■ Aim
Everything from the first line of the data through the line with "-29.8, -29.2, -25, -20, -15, -10, -5, 0];" is to be echoed exactly, minus the pictures.

■ Source data
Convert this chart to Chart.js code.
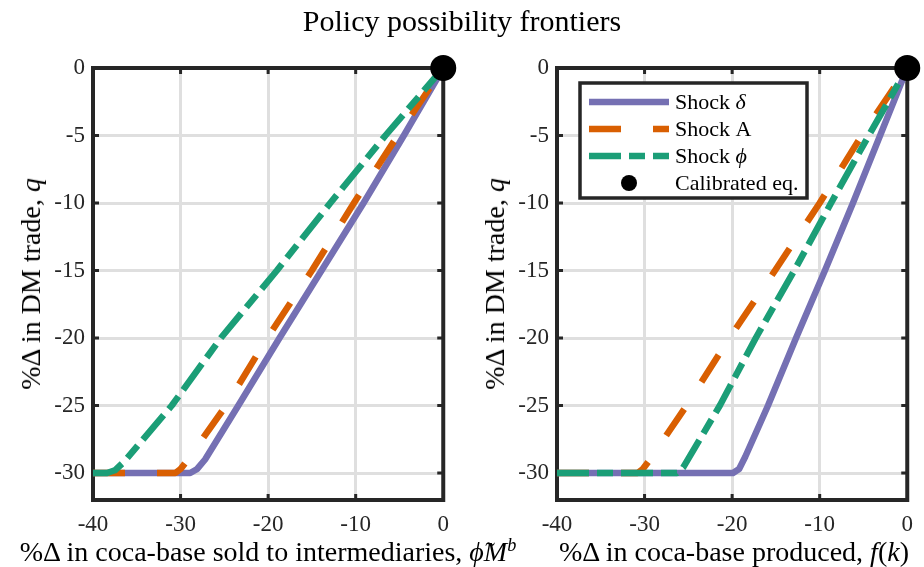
<!DOCTYPE html>
<html>
<head>
<meta charset="utf-8">
<script src="https://cdn.jsdelivr.net/npm/chart.js@4.4.1/dist/chart.umd.min.js"></script>
<style>
  html, body { margin:0; padding:0; background:#fff; }
  #wrap { position:relative; width:924px; height:567px; overflow:hidden; font-family:"Liberation Serif", serif; color:#000; }
  canvas { position:absolute; top:0; }
  .lbl { position:absolute; white-space:nowrap; font-family:"Liberation Serif", serif; color:#000; pointer-events:none; }
  sup { font-size:0.65em; vertical-align:0.55em; line-height:0; }
</style>
</head>
<body>
<div id="wrap">
  <canvas id="c1" width="460" height="567" style="left:0;width:460px;height:567px"></canvas>
  <canvas id="c2" width="464" height="567" style="left:460px;width:464px;height:567px"></canvas>
  <div class="lbl" id="title" style="left:462px;top:21px;transform:translate(-50%,-50%);font-size:30px;">Policy possibility frontiers</div>
  <div class="lbl" style="left:31px;top:284px;transform:translate(-50%,-50%) rotate(-90deg);font-size:28px;">%Δ in DM trade, <i>q</i></div>
  <div class="lbl" style="left:495px;top:284px;transform:translate(-50%,-50%) rotate(-90deg);font-size:28px;">%Δ in DM trade, <i>q</i></div>
  <div class="lbl" style="left:268px;top:552px;transform:translate(-50%,-50%);font-size:28px;">%Δ in coca-base sold to intermediaries, <i>ϕ̃M</i><sup><i>b</i></sup></div>
  <div class="lbl" style="left:734px;top:552px;transform:translate(-50%,-50%);font-size:28px;">%Δ in coca-base produced, <i>f</i>(<i>k</i>)</div>
</div>
<script>
// ---------- data ----------
const xTicks = [-40, -30, -20, -10, 0];
const yTicks = [0, -5, -10, -15, -20, -25, -30];
const seriesNames = ['Shock δ', 'Shock A', 'Shock ϕ', 'Calibrated eq.'];

// Left panel: coca-base sold to intermediaries
const leftDeltaX = [-40, -28.9, -28.1, -27.2, -23.4, -18.7, -13.9, -9.1, -4.5, 0];
const leftDeltaY = [-30, -30, -29.7, -29.0, -25, -20, -15, -10, -5, 0];
const leftAX = [-40, -30.6, -30.0, -29.4, -24.8, -20.1, -15.0, -10.2, -5.2, 0];
const leftAY = [-30, -30, -29.7, -29.2, -25, -20, -15, -10, -5, 0];
const leftPhiX = [-40, -38.4, -37.5, -36.5, -31.0, -25.4, -19.0, -12.9, -6.6, 0];
const leftPhiY = [-30, -30, -29.8, -29.2, -25, -20, -15, -10, -5, 0];

// Right panel: coca-base produced
const rightDeltaX = [-40, -19.9, -19.2, -18.5, -15.9, -12.7, -9.4, -6.2, -3.1, 0];
const rightDeltaY = [-30, -30, -29.7, -28.8, -25, -20, -15, -10, -5, 0];
const rightAX = [-40, -30.8, -30.2, -29.5, -25.2, -20.3, -15.1, -10.0, -5.2, 0];
const rightAY = [-30, -30, -29.7, -29.1, -25, -20, -15, -10, -5, 0];
const rightPhiX = [-40, -26.3, -25.6, -21.4, -17.3, -12.9, -8.7, -4.4, 0];
const rightPhiY = [-30, -30, -29.6, -25, -20, -15, -10, -5, 0];

const calibX = [0];
const calibY = [0];

// ---------- helpers ----------
const FONT = '"Liberation Serif", serif';
const INK = '#262626';
const zip = (xs, ys) => xs.map((x, i) => ({x: x, y: ys[i]}));

const framePlugin = {
  id: 'frame',
  beforeDatasetsDraw(chart) {
    const {ctx, chartArea: a, scales} = chart;
    ctx.save();
    ctx.strokeStyle = INK;
    ctx.lineWidth = 3;
    const tl = 6;
    scales.x.ticks.forEach(t => {
      const p = scales.x.getPixelForValue(t.value);
      if (Math.abs(p - a.left) < 2 || Math.abs(p - a.right) < 2) return;
      ctx.beginPath();
      ctx.moveTo(p, a.bottom); ctx.lineTo(p, a.bottom - tl);
      ctx.moveTo(p, a.top); ctx.lineTo(p, a.top + tl);
      ctx.stroke();
    });
    scales.y.ticks.forEach(t => {
      const p = scales.y.getPixelForValue(t.value);
      if (Math.abs(p - a.top) < 2 || Math.abs(p - a.bottom) < 2) return;
      ctx.beginPath();
      ctx.moveTo(a.left, p); ctx.lineTo(a.left + tl, p);
      ctx.moveTo(a.right, p); ctx.lineTo(a.right - tl, p);
      ctx.stroke();
    });
    ctx.lineWidth = 4;
    ctx.strokeRect(a.left, a.top, a.right - a.left, a.bottom - a.top);
    ctx.restore();
  }
};

const legendPlugin = {
  id: 'boxLegend',
  afterDatasetsDraw(chart, args, opts) {
    if (!opts || !opts.show) return;
    const {ctx, chartArea: a} = chart;
    const bx = a.left + 23, by = a.top + 15, bw = 227, bh = 115;
    ctx.save();
    ctx.fillStyle = '#fff';
    ctx.fillRect(bx, by, bw, bh);
    ctx.strokeStyle = INK;
    ctx.lineWidth = 3.5;
    ctx.strokeRect(bx, by, bw, bh);
    chart.data.datasets.forEach((ds, i) => {
      const cy = by + 19 + i * 27;
      const x1 = bx + 9, x2 = bx + 89;
      if (ds.showLine === false) {
        ctx.beginPath();
        ctx.fillStyle = ds.pointBackgroundColor;
        ctx.arc((x1 + x2) / 2, cy, 8, 0, Math.PI * 2);
        ctx.fill();
      } else {
        ctx.beginPath();
        ctx.strokeStyle = ds.borderColor;
        ctx.lineWidth = ds.borderWidth;
        ctx.setLineDash(ds.borderDash || []);
        ctx.lineCap = 'butt';
        ctx.moveTo(x1, cy); ctx.lineTo(x2, cy);
        ctx.stroke();
        ctx.setLineDash([]);
      }
      // label: trailing Greek letter drawn in italic
      const label = ds.label;
      const m = label.match(/^(.*?)([\u0370-\u03FF])$/);
      ctx.fillStyle = '#000';
      ctx.textBaseline = 'middle';
      ctx.textAlign = 'left';
      let tx = bx + 95;
      if (m) {
        ctx.font = '22px ' + FONT;
        ctx.fillText(m[1], tx, cy + 1);
        tx += ctx.measureText(m[1]).width;
        ctx.font = 'italic 22px ' + FONT;
        ctx.fillText(m[2], tx, cy + 1);
      } else {
        ctx.font = '22px ' + FONT;
        ctx.fillText(label, tx, cy + 1);
      }
    });
    ctx.restore();
  }
};

function makePanel(canvasId, deltaX, deltaY, aX, aY, phiX, phiY, yAxisWidth, padRight, showLegend) {
  const lineBase = {pointRadius: 0, borderWidth: 6.5, fill: false, tension: 0, borderJoinStyle: 'round', borderCapStyle: 'butt'};
  const datasets = [
    Object.assign({label: seriesNames[0], data: zip(deltaX, deltaY), borderColor: '#7570b3', borderDash: [], order: 4}, lineBase),
    Object.assign({label: seriesNames[1], data: zip(aX, aY), borderColor: '#d95f02', borderDash: [32, 32], order: 3}, lineBase),
    Object.assign({label: seriesNames[2], data: zip(phiX, phiY), borderColor: '#1b9e77', borderDash: [32, 8, 16, 8], order: 2}, lineBase),
    {label: seriesNames[3], data: zip(calibX, calibY), showLine: false, pointRadius: 13, pointHoverRadius: 13,
     pointBackgroundColor: '#000', pointBorderColor: '#000', pointBorderWidth: 0, borderColor: '#000', clip: false, order: 1}
  ];
  return new Chart(document.getElementById(canvasId), {
    type: 'line',
    data: {datasets: datasets},
    plugins: [framePlugin, legendPlugin],
    options: {
      responsive: false,
      animation: false,
      devicePixelRatio: 1,
      layout: {padding: {top: 68, right: padRight, left: 0, bottom: 0}},
      plugins: {
        legend: {display: false},
        tooltip: {enabled: false},
        title: {display: false},
        boxLegend: {show: showLegend}
      },
      scales: {
        x: {
          type: 'linear', min: -40, max: 0,
          afterBuildTicks: s => { s.ticks = xTicks.map(v => ({value: v})); },
          afterFit: s => { s.height = 67; },
          ticks: {font: {family: FONT, size: 23}, color: INK, padding: 11, maxRotation: 0, callback: v => String(v)},
          grid: {color: '#dfdfdf', lineWidth: 3, drawTicks: false},
          border: {display: false}
        },
        y: {
          type: 'linear', min: -32, max: 0,
          afterBuildTicks: s => { s.ticks = yTicks.map(v => ({value: v})); },
          afterFit: s => { s.width = yAxisWidth; },
          ticks: {font: {family: FONT, size: 23}, color: INK, padding: 8, callback: v => String(v)},
          grid: {color: '#dfdfdf', lineWidth: 3, drawTicks: false},
          border: {display: false}
        }
      }
    }
  });
}

makePanel('c1', leftDeltaX, leftDeltaY, leftAX, leftAY, leftPhiX, leftPhiY, 93, 16, false);
makePanel('c2', rightDeltaX, rightDeltaY, rightAX, rightAY, rightPhiX, rightPhiY, 97, 13, true);
</script>
</body>
</html>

■ Task response
Convert this chart to Chart.js code.
<!DOCTYPE html>
<html>
<head>
<meta charset="utf-8">
<script src="https://cdn.jsdelivr.net/npm/chart.js@4.4.1/dist/chart.umd.min.js"></script>
<style>
  html, body { margin:0; padding:0; background:#fff; }
  #wrap { position:relative; width:924px; height:567px; overflow:hidden; font-family:"Liberation Serif", serif; color:#000; }
  canvas { position:absolute; top:0; }
  .lbl { position:absolute; white-space:nowrap; font-family:"Liberation Serif", serif; color:#000; pointer-events:none; }
  sup { font-size:0.65em; vertical-align:0.55em; line-height:0; }
</style>
</head>
<body>
<div id="wrap">
  <canvas id="c1" width="460" height="567" style="left:0;width:460px;height:567px"></canvas>
  <canvas id="c2" width="464" height="567" style="left:460px;width:464px;height:567px"></canvas>
  <div class="lbl" id="title" style="left:462px;top:21px;transform:translate(-50%,-50%);font-size:30px;">Policy possibility frontiers</div>
  <div class="lbl" style="left:31px;top:284px;transform:translate(-50%,-50%) rotate(-90deg);font-size:28px;">%Δ in DM trade, <i>q</i></div>
  <div class="lbl" style="left:495px;top:284px;transform:translate(-50%,-50%) rotate(-90deg);font-size:28px;">%Δ in DM trade, <i>q</i></div>
  <div class="lbl" style="left:268px;top:552px;transform:translate(-50%,-50%);font-size:28px;">%Δ in coca-base sold to intermediaries, <i>ϕ̃M</i><sup><i>b</i></sup></div>
  <div class="lbl" style="left:734px;top:552px;transform:translate(-50%,-50%);font-size:28px;">%Δ in coca-base produced, <i>f</i>(<i>k</i>)</div>
</div>
<script>
// ---------- data ----------
const xTicks = [-40, -30, -20, -10, 0];
const yTicks = [0, -5, -10, -15, -20, -25, -30];
const seriesNames = ['Shock δ', 'Shock A', 'Shock ϕ', 'Calibrated eq.'];

// Left panel: coca-base sold to intermediaries
const leftDeltaX = [-40, -28.9, -28.1, -27.2, -23.4, -18.7, -13.9, -9.1, -4.5, 0];
const leftDeltaY = [-30, -30, -29.7, -29.0, -25, -20, -15, -10, -5, 0];
const leftAX = [-40, -30.6, -30.0, -29.4, -24.8, -20.1, -15.0, -10.2, -5.2, 0];
const leftAY = [-30, -30, -29.7, -29.2, -25, -20, -15, -10, -5, 0];
const leftPhiX = [-40, -38.4, -37.5, -36.5, -31.0, -25.4, -19.0, -12.9, -6.6, 0];
const leftPhiY = [-30, -30, -29.8, -29.2, -25, -20, -15, -10, -5, 0];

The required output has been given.